Произведение, во-первых, знаменует, как целое, мир. Все — завершенность и гармоничность мироздания (Хаслингер, 1970, Ка-фитц, 1970). Во-вторых, произведение, которое именно в качестве некоего целого мыслится прежде всего как смысловой объем (об этом выше), должно вобрать в себя известную сумму моральнориторического знания, включающего в себя и любые научные сведения, и античную мифологию, философские положения и т. д. Все это может входить в произведение, причем сведения самого различного рода, разной степени важности, общности включаются в него на равных правах — так, как отдельные статьи в энциклопедию, только что в пределах поэтического произведения, романа, все эти «позиции» выступают как темы морально-риторического истолкования, осмысления.

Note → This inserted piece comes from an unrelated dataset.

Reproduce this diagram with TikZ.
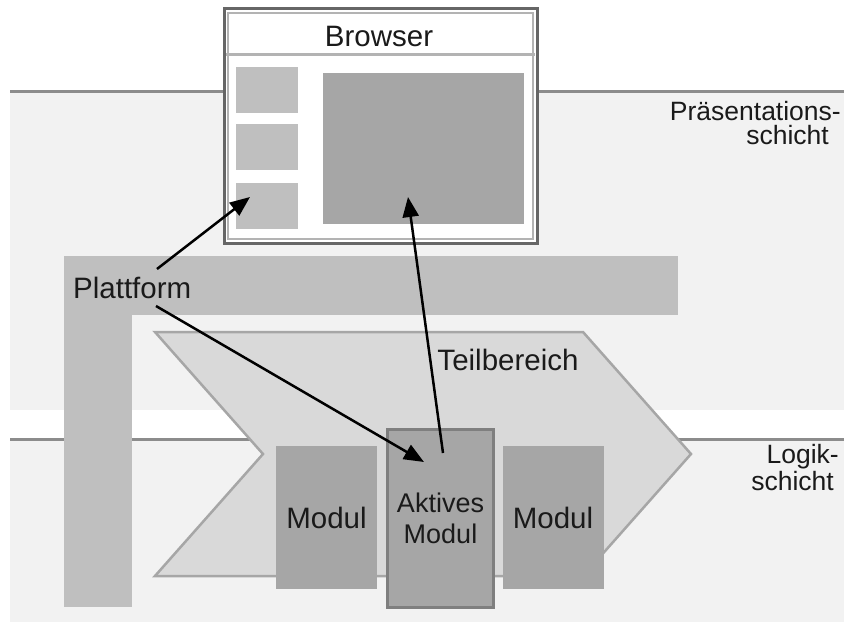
\documentclass[tikz,border=0pt]{standalone}
\usepackage{fontspec}
\setmainfont{Liberation Sans}
\usetikzlibrary{arrows.meta}
\definecolor{bandfill}{HTML}{F2F2F2}
\definecolor{bandline}{HTML}{8C8C8C}
\definecolor{platgray}{HTML}{BFBFBF}
\definecolor{chevfill}{HTML}{D9D9D9}
\definecolor{chevline}{HTML}{A6A6A6}
\definecolor{modgray}{HTML}{A6A6A6}
\definecolor{activeline}{HTML}{7F7F7F}
\definecolor{frameline}{HTML}{666666}
\definecolor{frameinner}{HTML}{B3B3B3}
\definecolor{txt}{HTML}{1A1A1A}
\begin{document}
\begin{tikzpicture}[x=1pt,y=-1pt,
  font=\fontsize{29.5}{30}\selectfont,
  every node/.append style={text=txt},
  label/.style={inner sep=0pt},
  layerlabel/.style={inner sep=0pt, anchor=east, font=\fontsize{26.5}{24}\selectfont},
  module/.style={fill=modgray, inner sep=0pt, minimum width=101pt, minimum height=143pt, align=center},
  activemodule/.style={fill=modgray, draw=activeline, line width=3pt, inner sep=0pt,
    minimum width=106pt, minimum height=178pt, align=center,
    font=\fontsize{27}{31}\selectfont},
  conn/.style={line width=2.5pt, -{Triangle[length=20pt,width=16pt]}}
]
\useasboundingbox (0,0) rectangle (844,623);

% layer bands
\fill[bandfill] (10,92) rectangle (844,410);
\fill[bandfill] (10,439) rectangle (844,622);
\draw[bandline, line width=3pt] (10,92) -- (844,92);
\draw[bandline, line width=3pt] (10,439) -- (844,439);

% platform (L-shaped bar)
\fill[platgray] (64,256) rectangle (678,315);
\fill[platgray] (64,256) rectangle (132,607);

% sub-area chevron
\draw[chevline, fill=chevfill, line width=2.5pt, line join=miter]
  (155,332) -- (583,332) -- (691,454) -- (583,576) -- (155,576) -- (263,454) -- cycle;

% modules
\node[module] (modL) at (326.5,517.5) {Modul};
\node[module] (modR) at (553,517.5) {Modul};
\node[activemodule] (modA) at (440.5,518.5) {Aktives\\Modul};

% browser window
\fill[white] (224,9) rectangle (537,243);
\draw[frameinner, line width=2pt] (228,13) rectangle (533,239);
\draw[frameinner, line width=3pt] (226,55) -- (535,55);
\draw[frameline, line width=3pt] (224,9) rectangle (537,243);
\node[label] (browser) at (379,36) {Browser};
\fill[platgray] (236,67) rectangle (298,113);
\fill[platgray] (236,124) rectangle (298,170);
\fill[platgray] (236,183) rectangle (298,229);
\fill[modgray] (323,73) rectangle (524,224);

% labels
\node[label, anchor=west] (plat) at (73,288) {Plattform};
\node[label] (teil) at (508,360) {Teilbereich};
\node[layerlabel] (praes1) at (841,111) {Präsentations-};
\node[layerlabel] (praes2) at (829,135) {schicht};
\node[layerlabel] (logik1) at (839,457) {Logik-};
\node[layerlabel] (logik2) at (834,481) {schicht};

% connector end points
\coordinate (platUp) at (157,269);
\coordinate (platDown) at (156,306);
\coordinate (navBox) at (250,197);
\coordinate (contentBox) at (408,197);
\coordinate (activeIn) at (424,462);
\coordinate (activeOut) at (443,453);

% connectors
\draw[conn] (platUp) -- (navBox);
\draw[conn] (platDown) -- (activeIn);
\draw[conn] (activeOut) -- (contentBox);
\end{tikzpicture}
\end{document}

Так, Хаслингер подробно разбирает диалогическую сцену в романе Лоэнштейна, которая стоит под знаком следующего тезиса: черепная коробка живого бизона не может быть пробита стрелой, — причем Хаслингер показывает, что в этом тезисе следует видеть не абсурд, но «биологический тезис, который имеет экзистенциальное значение для охотящегося государя», — писатель искусно встраивает диалог в действие (Хаслингер, 1970, 159–160). Разумеется, в тексте романа Лоэнштейна это одна из многих тысяч тем.

Философ Кристиан Томазиус в своей блестящей и увлеченной рецензии «Арминия» Лоэнштейна (1689) писал, восторгаясь романом герцога Антона Ульриха: «Когда я читаю подобные книги, мне представляется, что вновь вошли в моду древние времена греков, когда философия (Welt-Weisheit) запрятывалась поэтами в приятные мифы (Fabeln)» (Томазиус, 1706, 658–659). «Арминий» же, вызывавший не меньший восторг философа, представлялся ему «произведением несколько странным и неправильным», он не подходил ни под один из четырех устанавливаемых им классов романов (там же, 664), — сравним современную констатацию «явной диспропорции между наглядным описанием действия и теоретической рефлексией» (Хаслингер, 1970, 153), что точно так же нельзя разуметь как негативную оценку произведения. К. Томазиус так разъяснял специфику этого романа: «Одним словом, господин фон Лоэнштейн преподносит нам в своей книге исключительно ученые, проницательные и добродетельные предметы (Sachen), лишь чуть-чуть прикрывая их приятной инвенцией […]. Могу сказать, что не знаю другой такой книги на свете, в которой было бы собрано столько учености, сколько в “[Арминии и] Туснельде”, и что я не читал романа, который требовал бы такого обдумывания (nachsinnen), как он» (Томазиус, 1706, 667). «Арминий» сопоставляется с такими учеными сводами, как «Symbola Christiano-Politica» («Христианско-политиче-ские символы») Диего де Сааведра Фахардо или 15-томная «Bibliotheca Sapientiae antiquorum» Франсуа де Ля Мот Лё Вайе — созданиями XVII столетия: «Все мудрое и политичное, что запечатлели в своих сочинениях Сааведра и де ля Мот, Лоэнштейн искусным образом включил в своего “Арминия”» (там же, 680), — он черпал, однако, из первоисточников.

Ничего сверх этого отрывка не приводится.